XLE's 31.63% gain isn't a short-term bounce; it's the result of eight consecutive weeks of outperformance. IYT's 8.79% gain isn't weakness per se, but rather a case of rising with the broader market while having its returns eroded by higher oil prices. The market is clearly telling readers how to calculate the odds of NACHO: just look at how much the transportation ETF is lagging.
But NACHO is not an open-ended bet. It has a very specific expiry date: June 1.
According to JPMorgan's commodities research team, global commercial crude oil inventories stood at approximately 8.4 billion barrels in early 2026. However, only about 800 million barrels of that is considered "operationally available." The rest consists of pipeline fill, tank bottoms, and minimum terminal reserves needed to keep the system running. Since the start of the crisis, about 280 million barrels of this buffer have been drawn down, leaving roughly 520 million barrels in usable inventory. JPMorgan notes, "Commercial inventories are expected to approach operational pressure levels by early June."

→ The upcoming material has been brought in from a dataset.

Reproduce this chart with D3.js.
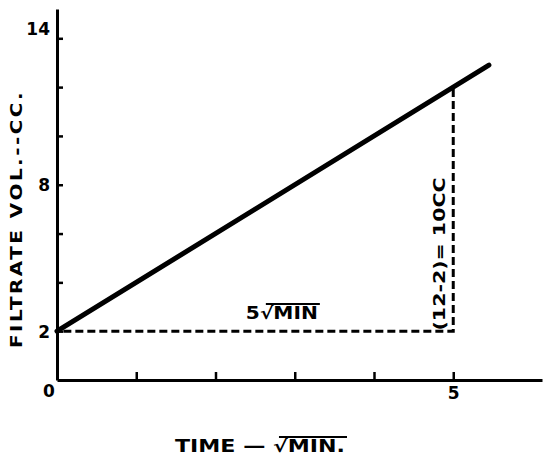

"Operational pressure level" is a specific physical concept. JPMorgan explains: "The system won't collapse because oil disappears, but because the distribution network no longer has enough working inventory." Once this line is crossed, governments and businesses have only two choices: either dip into minimum required inventories (which damages core infrastructure) or wait for new supply. If the Strait of Hormuz remains closed until September, OECD commercial inventories could fall to what is called the "operational floor." According to Fortune, European jet fuel inventories are expected to fall below the critical 23-day supply threshold by June.

Prediction market odds are moving in lockstep with this physical clock. As of May 9, Polymarket data shows a 28% probability of "Normal navigation through the Strait of Hormuz before May 31," and just a 2% probability for before May 15. The $9.92 million in active positions on the market are betting that NACHO will hold true for at least the rest of May.
The market is no longer trading on Trump's next Truth Social post. It's now trading on early June inventory data for the Strait of Hormuz.